Constitutional conservatives don't like it. Trade unions abhor it. Obama critics hate it. Environmentalists despise it.
Outside the Beltway bubble, a broad coalition of voters from the left, right and center opposes the mega-trade deal getting rammed through Congress this week by the Republican establishment on behalf of the White House. Here's why.
The Obama administration, House GOP leader John Boehner and Senate Majority Leader Mitch McConnell have sold out American sovereignty. Their so-called Trans-Pacific Partnership Commission will have sweeping authority over trade, immigration, environmental, labor and commerce regulations.
As alert watchdogs U.S. Sen. Jeff Sessions, R-Ala., chairman of the Subcommittee on Immigration and the National Interest and U.S. Rep Duncan Hunter, R-Calif., warn: "By adopting fast-track, Congress would be formally authorizing the President to finalize the creation of this Pacific Union and will have surrendered its legislative prerogatives. Before a word, line, paragraph, or page of this plan is made public, Congress will have agreed to give up its treaty powers. ... In effect, one of the most sweeping international agreements seen in years will be given less legislative scrutiny and process than a Post Office reform bill."

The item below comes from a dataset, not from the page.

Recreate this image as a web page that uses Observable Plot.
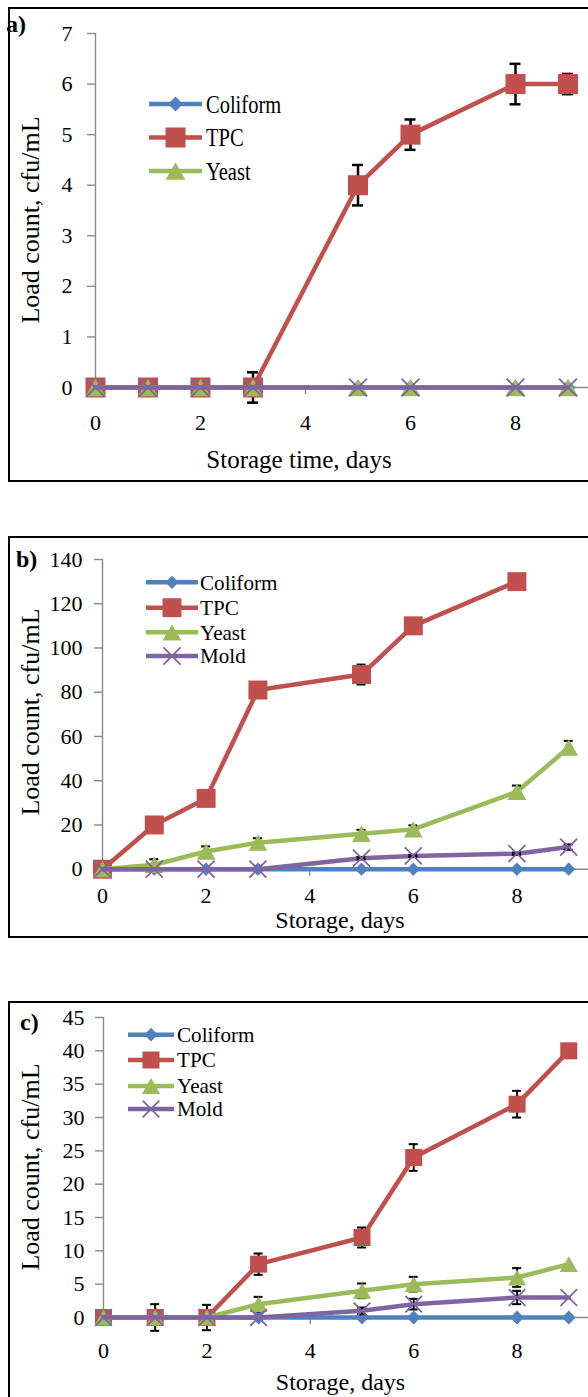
<!DOCTYPE html>
<html><head><meta charset="utf-8">
<script src="https://cdn.jsdelivr.net/npm/d3@7"></script>
<script src="https://cdn.jsdelivr.net/npm/@observablehq/plot@0.6"></script>
<style>
html,body{margin:0;padding:0;background:#fff;}
#root{position:relative;width:588px;height:1397px;overflow:hidden;background:#fff;font-family:"Liberation Serif","Times New Roman",serif;}
.frame{position:absolute;border:2px solid #000;box-sizing:border-box;}
.panel{position:absolute;left:0;width:660px;}
.panel svg{max-width:none !important;}
.panel text{font-family:"Liberation Serif","Times New Roman",serif;}
.plabel{position:absolute;font-weight:bold;font-size:24px;line-height:1;font-family:"Liberation Serif",serif;}
#legend{position:absolute;left:0;top:0;}
</style></head><body><div id="root"></div>
<script>
// ---------- data ----------
const days = [0, 1, 2, 3, 5, 6, 8, 9];
const seriesNames = ["Coliform", "TPC", "Yeast", "Mold"];
const seriesColors = ["#4F81BD", "#C0504D", "#9BBB59", "#8064A2"];
const xTicks = [0, 2, 4, 6, 8];

// panel a
const aColiform = [0, 0, 0, 0, 0, 0, 0, 0];
const aTPC = [0, 0, 0, 0, 4, 5, 6, 6];
const aTPCErr = [0, 0, 0, 0.3, 0.4, 0.3, 0.4, 0.2];
const aYeast = [0, 0, 0, 0, 0, 0, 0, 0];
const aMold = [0, 0, 0, 0, 0, 0, 0, 0];
const aYTicks = [0, 1, 2, 3, 4, 5, 6, 7];

// panel b
const bColiform = [0, 0, 0, 0, 0, 0, 0, 0];
const bTPC = [0, 20, 32, 81, 88, 110, 130, null];
const bTPCErr = [0, 3.5, 3.5, 0.8, 4.5, 1.5, 0.5, 0];
const bYeast = [0, 2, 8, 12, 16, 18, 35, 55];
const bYeastErr = [0, 2.5, 2.3, 2, 1.8, 1.8, 2.8, 3];
const bMold = [0, 0, 0, 0, 5, 6, 7, 10];
const bMoldErr = [0, 0, 0, 0, 0.5, 0.5, 0.5, 1.2];
const bYTicks = [0, 20, 40, 60, 80, 100, 120, 140];

// panel c
const cColiform = [0, 0, 0, 0, 0, 0, 0, 0];
const cTPC = [0, 0, 0, 8, 12, 24, 32, 40];
const cTPCErr = [0, 2, 1.9, 1.6, 1.5, 2, 2, 0];
const cYeast = [0, 0, 0, 2, 4, 5, 6, 8];
const cYeastErr = [0, 0, 0, 1.1, 1.1, 1.1, 1.4, 0];
const cMold = [0, 0, 0, 0, 1, 2, 3, 3];
const cMoldErr = [0, 0, 0, 0, 0.5, 0.8, 1, 0];
const cYTicks = [0, 5, 10, 15, 20, 25, 30, 35, 40, 45];

const panelLabels = ["a)", "b)", "c)"];
const yTitle = "Load count, cfu/mL";
const xTitles = ["Storage time, days", "Storage, days", "Storage, days"];

// ---------- layout / style config ----------
const FONT = "Liberation Serif";
const symbols = ["diamond2", "square", "triangle", "times"];
const d3Symbols = [d3.symbolDiamond2, d3.symbolSquare, d3.symbolTriangle, d3.symbolTimes];

const panels = [
  {
    values: [aColiform, aTPC, aYeast, aMold], errs: [null, aTPCErr, null, null],
    yTicks: aYTicks, yDomain: [0, 7],
    top: 0, height: 485, mt: 33, mb: 98, ml: 95,
    yTickPad: 15, xTickPad: 20,
    R: [6.8, 11.3, 7.4, 8.2], cap: 5.5, errW: 2.5,
    xTitleDx: -59, xTitleDy: 72.6, xTitleSize: 25, xTitleSqueeze: 0.82,
    yTitleCenter: 219.5,
    frame: {top: 7, height: 475}, label: {left: 6, top: 12},
    legend: {items: [0, 1, 2], rows: [104, 137.5, 171], x1: 149, x2: 202, tx: 206, fs: 25, sq: 0.82}
  },
  {
    values: [bColiform, bTPC, bYeast, bMold], errs: [null, bTPCErr, bYeastErr, bMoldErr],
    yTicks: bYTicks, yDomain: [0, 140],
    top: 500, height: 440, mt: 59, mb: 71.3, ml: 102,
    yTickPad: 12, xTickPad: 11,
    R: [6.0, 10.7, 7.0, 7.8], cap: 4.5, errW: 2,
    xTitleDx: -21.5, xTitleDy: 51.4, xTitleSize: 24, xTitleSqueeze: 1,
    yTitleCenter: 711.5,
    frame: {top: 536, height: 402}, label: {left: 16, top: 547},
    legend: {items: [0, 1, 2, 3], rows: [582.3, 607.7, 632.3, 656], x1: 146, x2: 198, tx: 200, fs: 22, sq: 0.96}
  },
  {
    values: [cColiform, cTPC, cYeast, cMold], errs: [null, cTPCErr, cYeastErr, cMoldErr],
    yTicks: cYTicks, yDomain: [0, 45],
    top: 990, height: 407, mt: 27, mb: 80, ml: 103,
    yTickPad: 11, xTickPad: 17.7,
    R: [6.2, 9.6, 6.8, 7.6], cap: 4.5, errW: 2,
    xTitleDx: -21.5, xTitleDy: 64.5, xTitleSize: 24, xTitleSqueeze: 1,
    yTitleCenter: 1166.5,
    frame: {top: 1001, height: 420}, label: {left: 20, top: 1010},
    legend: {items: [0, 1, 2, 3], rows: [1034.7, 1060, 1086, 1109], x1: 128, x2: 174, tx: 177, fs: 22, sq: 0.96}
  }
];

const W = 660, MR = 40;
const root = document.getElementById("root");

function squeeze(svg, sel, s) {
  if (s === 1) return;
  svg.querySelectorAll(sel).forEach(t => {
    const x = +t.getAttribute("x") || 0;
    const tr = t.getAttribute("transform") || "";
    t.setAttribute("transform", `${tr} translate(${x},0) scale(${s},1) translate(${-x},0)`);
  });
}

panels.forEach((p, pi) => {
  const fr = document.createElement("div");
  fr.className = "frame";
  fr.style.left = "8px"; fr.style.top = p.frame.top + "px";
  fr.style.width = "640px"; fr.style.height = p.frame.height + "px";
  root.appendChild(fr);

  const marks = [
    Plot.ruleY([0], {stroke: "#898989", strokeWidth: 1.4}),
    Plot.ruleX([0], {stroke: "#898989", strokeWidth: 1.4}),
    Plot.axisY({ticks: p.yTicks, tickSize: 8, tickPadding: p.yTickPad, stroke: "#898989", strokeWidth: 1.4, fill: "black", fontSize: 22, fontFamily: FONT, label: null, tickFormat: d3.format("d")}),
    Plot.axisX({ticks: xTicks, tickSize: 7, tickPadding: p.xTickPad, stroke: "#898989", strokeWidth: 1.4, fill: "black", fontSize: 22, fontFamily: FONT, label: null, tickFormat: d3.format("d")})
  ];

  p.values.forEach((vals, si) => {
    const rows = days.map((d, i) => ({day: d, v: vals[i], e: p.errs[si] ? p.errs[si][i] : 0}))
      .filter(r => r.v != null);
    const color = seriesColors[si];
    marks.push(Plot.line(rows, {x: "day", y: "v", stroke: color, strokeWidth: 4.5, strokeLinejoin: "round"}));
    const er = rows.filter(r => r.e > 0);
    if (er.length) {
      marks.push(Plot.ruleX(er, {x: "day", y1: r => r.v - r.e, y2: r => r.v + r.e, stroke: "black", strokeWidth: p.errW}));
      marks.push(Plot.ruleY(er, {x1: "day", x2: "day", y: r => r.v + r.e, insetLeft: -p.cap, insetRight: -p.cap, stroke: "black", strokeWidth: p.errW}));
      marks.push(Plot.ruleY(er, {x1: "day", x2: "day", y: r => r.v - r.e, insetLeft: -p.cap, insetRight: -p.cap, stroke: "black", strokeWidth: p.errW}));
    }
    const R = p.R[si];
    if (symbols[si] === "times") {
      marks.push(Plot.dot(rows, {x: "day", y: "v", symbol: "times", r: R, stroke: color, strokeWidth: 1.8, fill: "none"}));
    } else {
      let dy = 0;
      if (symbols[si] === "triangle") dy = Math.sqrt(Math.PI * R * R / (3 * Math.sqrt(3))) / 2;
      marks.push(Plot.dot(rows, {x: "day", y: "v", symbol: symbols[si], r: R, fill: color, stroke: "none", dy}));
    }
  });

  const frameMid = p.top + (p.mt + (p.height - p.mb)) / 2;
  marks.push(Plot.text([xTitles[pi]], {text: d => d, frameAnchor: "bottom", dx: p.xTitleDx, dy: p.xTitleDy, fontSize: p.xTitleSize, fontFamily: FONT, textAnchor: "middle", lineAnchor: "middle", fill: "black", ariaLabel: "xtitle"}));
  marks.push(Plot.text([yTitle], {text: d => d, frameAnchor: "left", rotate: -90, dx: 30 - p.ml, dy: p.yTitleCenter - frameMid, fontSize: 26, fontFamily: FONT, textAnchor: "middle", lineAnchor: "middle", fill: "black"}));

  const svg = Plot.plot({
    width: W, height: p.height,
    marginTop: p.mt, marginBottom: p.mb, marginLeft: p.ml, marginRight: MR,
    x: {domain: [0, 10]},
    y: {domain: p.yDomain},
    style: {fontFamily: "'Liberation Serif', serif", fontSize: "22px", color: "black", background: "transparent", overflow: "visible", maxWidth: "none"},
    marks
  });
  squeeze(svg, 'g[aria-label="xtitle"] text', p.xTitleSqueeze);
  const wrap = document.createElement("div");
  wrap.className = "panel";
  wrap.style.top = p.top + "px";
  wrap.appendChild(svg);
  root.appendChild(wrap);

  const lab = document.createElement("div");
  lab.className = "plabel";
  lab.textContent = panelLabels[pi];
  lab.style.left = p.label.left + "px"; lab.style.top = p.label.top + "px";
  root.appendChild(lab);
});

// ---------- legends ----------
const lg = d3.select(root).append("svg").attr("id", "legend").attr("width", 588).attr("height", 1397);
panels.forEach(p => {
  const L = p.legend;
  L.items.forEach((si, k) => {
    const y = L.rows[k];
    const color = seriesColors[si];
    lg.append("line").attr("x1", L.x1).attr("x2", L.x2).attr("y1", y).attr("y2", y)
      .attr("stroke", color).attr("stroke-width", 4.5);
    const R = p.R[si];
    const path = d3.symbol().type(d3Symbols[si]).size(Math.PI * R * R)();
    const cx = (L.x1 + L.x2) / 2;
    let dy = 0;
    if (symbols[si] === "triangle") dy = Math.sqrt(Math.PI * R * R / (3 * Math.sqrt(3))) / 2;
    const sym = lg.append("path").attr("d", path).attr("transform", `translate(${cx},${y + dy})`);
    if (symbols[si] === "times") sym.attr("fill", "none").attr("stroke", color).attr("stroke-width", 1.8);
    else sym.attr("fill", color);
    lg.append("text").attr("transform", `translate(${L.tx},${y + 0.34 * L.fs}) scale(${L.sq},1)`)
      .attr("font-family", "'Liberation Serif', serif").attr("font-size", L.fs)
      .attr("fill", "black").text(seriesNames[si]);
  });
});
</script></body></html>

The Obama administration, House GOP leader John Boehner and Senate Majority Leader Mitch McConnell have sold out legislative transparency. Boehner smugly asserts that so-called Trade Promotion Authority puts Congress in charge and promotes "more openness" on trade talks. Nonsense. Under the Boehner/Obama plan, Congress gives up its ability to amend any trade deals under fast track, severely limits the ability to debate and lowers the vote threshold in the Senate from 61 to 51. The 11 international parties negotiating with Obama on TPP refuse to sign their dotted lines until Congress agrees to pre-agree to behemoth global trade pacts -- sight unseen.
As Obamatrade cheerleader and Big Business crony Sen. Orrin Hack, I mean Hatch, admitted, "I don't know fully what's in TPP myself."

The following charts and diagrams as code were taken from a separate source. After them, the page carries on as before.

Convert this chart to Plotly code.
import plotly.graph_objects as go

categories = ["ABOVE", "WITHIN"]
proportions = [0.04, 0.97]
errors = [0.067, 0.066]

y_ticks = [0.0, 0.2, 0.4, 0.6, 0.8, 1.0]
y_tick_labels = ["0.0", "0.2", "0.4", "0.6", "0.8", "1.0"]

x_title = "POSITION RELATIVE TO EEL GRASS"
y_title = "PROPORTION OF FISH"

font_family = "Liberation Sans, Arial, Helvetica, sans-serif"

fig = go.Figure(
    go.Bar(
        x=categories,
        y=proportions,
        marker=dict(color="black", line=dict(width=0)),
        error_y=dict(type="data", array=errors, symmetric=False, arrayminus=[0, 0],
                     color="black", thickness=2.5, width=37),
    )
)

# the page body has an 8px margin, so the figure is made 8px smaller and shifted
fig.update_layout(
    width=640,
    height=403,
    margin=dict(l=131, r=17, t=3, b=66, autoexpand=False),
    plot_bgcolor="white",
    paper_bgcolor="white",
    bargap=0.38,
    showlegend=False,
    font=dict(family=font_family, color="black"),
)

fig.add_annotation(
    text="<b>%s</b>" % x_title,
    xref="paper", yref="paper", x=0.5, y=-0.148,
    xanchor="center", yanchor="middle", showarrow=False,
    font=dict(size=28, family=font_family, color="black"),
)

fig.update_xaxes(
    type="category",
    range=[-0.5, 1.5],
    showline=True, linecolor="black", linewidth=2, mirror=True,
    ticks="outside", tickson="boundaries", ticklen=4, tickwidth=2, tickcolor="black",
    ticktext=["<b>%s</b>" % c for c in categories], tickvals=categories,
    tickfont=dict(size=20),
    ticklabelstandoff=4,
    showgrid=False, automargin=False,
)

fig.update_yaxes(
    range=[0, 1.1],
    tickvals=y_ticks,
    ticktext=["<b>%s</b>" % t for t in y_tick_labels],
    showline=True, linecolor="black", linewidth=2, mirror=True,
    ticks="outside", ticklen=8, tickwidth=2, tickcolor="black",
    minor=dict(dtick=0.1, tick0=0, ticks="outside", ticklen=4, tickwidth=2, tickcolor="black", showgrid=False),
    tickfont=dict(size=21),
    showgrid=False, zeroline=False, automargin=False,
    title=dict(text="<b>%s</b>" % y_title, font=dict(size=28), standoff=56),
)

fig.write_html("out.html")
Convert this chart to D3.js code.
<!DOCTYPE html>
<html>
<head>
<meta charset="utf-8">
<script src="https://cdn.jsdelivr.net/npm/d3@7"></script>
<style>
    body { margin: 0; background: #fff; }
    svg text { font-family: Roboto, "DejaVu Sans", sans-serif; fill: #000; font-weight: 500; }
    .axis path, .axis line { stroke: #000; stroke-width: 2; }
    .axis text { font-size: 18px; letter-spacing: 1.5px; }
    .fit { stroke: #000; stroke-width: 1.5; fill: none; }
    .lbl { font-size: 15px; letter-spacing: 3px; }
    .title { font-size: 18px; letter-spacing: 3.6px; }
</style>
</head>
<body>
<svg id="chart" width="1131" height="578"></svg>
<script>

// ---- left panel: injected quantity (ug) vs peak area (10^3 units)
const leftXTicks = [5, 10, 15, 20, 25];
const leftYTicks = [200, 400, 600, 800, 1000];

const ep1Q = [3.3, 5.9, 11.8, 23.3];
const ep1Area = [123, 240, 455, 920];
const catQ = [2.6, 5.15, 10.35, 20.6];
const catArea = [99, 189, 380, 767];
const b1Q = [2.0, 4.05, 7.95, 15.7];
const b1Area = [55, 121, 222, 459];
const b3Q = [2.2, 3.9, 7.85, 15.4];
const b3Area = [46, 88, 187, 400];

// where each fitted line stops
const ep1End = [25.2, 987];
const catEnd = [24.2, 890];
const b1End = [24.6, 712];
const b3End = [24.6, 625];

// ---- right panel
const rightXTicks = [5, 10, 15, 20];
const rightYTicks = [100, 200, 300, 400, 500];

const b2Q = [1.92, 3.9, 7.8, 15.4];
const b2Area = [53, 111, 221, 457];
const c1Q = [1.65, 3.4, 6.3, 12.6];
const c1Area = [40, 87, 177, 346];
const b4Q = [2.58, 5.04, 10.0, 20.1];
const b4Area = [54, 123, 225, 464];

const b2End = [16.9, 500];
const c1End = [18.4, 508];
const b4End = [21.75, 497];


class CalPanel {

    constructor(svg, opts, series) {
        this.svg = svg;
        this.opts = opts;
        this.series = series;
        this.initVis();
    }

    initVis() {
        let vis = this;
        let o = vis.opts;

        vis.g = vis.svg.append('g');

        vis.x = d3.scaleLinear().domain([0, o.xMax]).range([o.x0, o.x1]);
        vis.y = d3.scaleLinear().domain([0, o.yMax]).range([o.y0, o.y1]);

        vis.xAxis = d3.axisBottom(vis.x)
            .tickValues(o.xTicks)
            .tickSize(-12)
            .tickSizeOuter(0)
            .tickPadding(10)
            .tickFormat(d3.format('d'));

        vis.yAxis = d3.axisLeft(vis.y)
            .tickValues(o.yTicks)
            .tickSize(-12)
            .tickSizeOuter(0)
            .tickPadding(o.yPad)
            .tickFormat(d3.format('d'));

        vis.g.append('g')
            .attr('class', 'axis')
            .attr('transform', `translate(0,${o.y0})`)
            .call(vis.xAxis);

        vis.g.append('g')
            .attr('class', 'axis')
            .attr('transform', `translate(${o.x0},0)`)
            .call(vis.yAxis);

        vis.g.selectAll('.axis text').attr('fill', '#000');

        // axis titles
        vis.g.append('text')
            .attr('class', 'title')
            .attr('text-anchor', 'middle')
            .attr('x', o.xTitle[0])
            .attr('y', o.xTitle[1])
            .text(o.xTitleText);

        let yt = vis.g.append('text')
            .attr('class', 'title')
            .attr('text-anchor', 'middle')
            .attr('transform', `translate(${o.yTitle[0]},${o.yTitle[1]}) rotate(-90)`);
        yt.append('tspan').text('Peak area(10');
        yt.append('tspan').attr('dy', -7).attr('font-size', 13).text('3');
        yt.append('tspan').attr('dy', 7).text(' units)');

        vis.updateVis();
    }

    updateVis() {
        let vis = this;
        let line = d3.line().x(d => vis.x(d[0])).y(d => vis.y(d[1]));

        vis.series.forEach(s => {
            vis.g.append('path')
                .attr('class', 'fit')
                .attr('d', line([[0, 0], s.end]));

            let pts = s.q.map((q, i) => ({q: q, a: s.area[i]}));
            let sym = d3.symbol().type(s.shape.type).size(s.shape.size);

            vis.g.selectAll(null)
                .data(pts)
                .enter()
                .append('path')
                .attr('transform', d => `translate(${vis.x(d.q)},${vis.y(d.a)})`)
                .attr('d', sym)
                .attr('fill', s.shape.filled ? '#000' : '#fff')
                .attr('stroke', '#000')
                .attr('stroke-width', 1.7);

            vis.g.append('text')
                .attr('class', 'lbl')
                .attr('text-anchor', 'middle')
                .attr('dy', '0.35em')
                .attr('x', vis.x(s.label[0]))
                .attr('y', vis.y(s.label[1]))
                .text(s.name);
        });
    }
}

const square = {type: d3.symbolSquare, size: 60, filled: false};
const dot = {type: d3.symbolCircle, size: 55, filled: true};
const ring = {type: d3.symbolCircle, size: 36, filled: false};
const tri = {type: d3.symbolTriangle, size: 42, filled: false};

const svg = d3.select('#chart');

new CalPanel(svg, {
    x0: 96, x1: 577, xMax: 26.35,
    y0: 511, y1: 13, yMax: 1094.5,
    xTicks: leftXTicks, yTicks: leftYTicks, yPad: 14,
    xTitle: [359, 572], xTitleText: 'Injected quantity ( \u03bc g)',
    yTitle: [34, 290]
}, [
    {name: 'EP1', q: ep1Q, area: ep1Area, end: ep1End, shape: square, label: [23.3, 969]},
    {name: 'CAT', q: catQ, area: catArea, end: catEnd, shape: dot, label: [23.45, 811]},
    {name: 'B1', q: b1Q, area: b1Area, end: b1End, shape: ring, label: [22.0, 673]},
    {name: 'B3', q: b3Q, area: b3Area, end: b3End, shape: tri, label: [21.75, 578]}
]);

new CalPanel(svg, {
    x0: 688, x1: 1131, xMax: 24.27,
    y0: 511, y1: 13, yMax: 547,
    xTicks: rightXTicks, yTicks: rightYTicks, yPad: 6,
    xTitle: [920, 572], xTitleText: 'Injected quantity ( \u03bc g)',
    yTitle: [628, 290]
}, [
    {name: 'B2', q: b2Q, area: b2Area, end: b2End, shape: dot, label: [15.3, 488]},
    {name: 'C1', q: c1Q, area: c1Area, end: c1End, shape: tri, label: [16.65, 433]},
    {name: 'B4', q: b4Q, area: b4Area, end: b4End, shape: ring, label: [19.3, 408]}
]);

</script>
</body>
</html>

The secretive wheeling and dealing on the massive 29-chapter draft (kept under classified lock-and-key and only a tiny portion of which have been publicly disclosed through WikiLeaks) make the backroom Obamacare negotiations look like a gigantic solar flare of openness and public deliberation. Fast-track Republicans, who rightfully made a stink when Nancy Pelosi declared that "we have to pass the [Obamacare] bill so that you can find out what is in it," now have no transparency legs to stand on.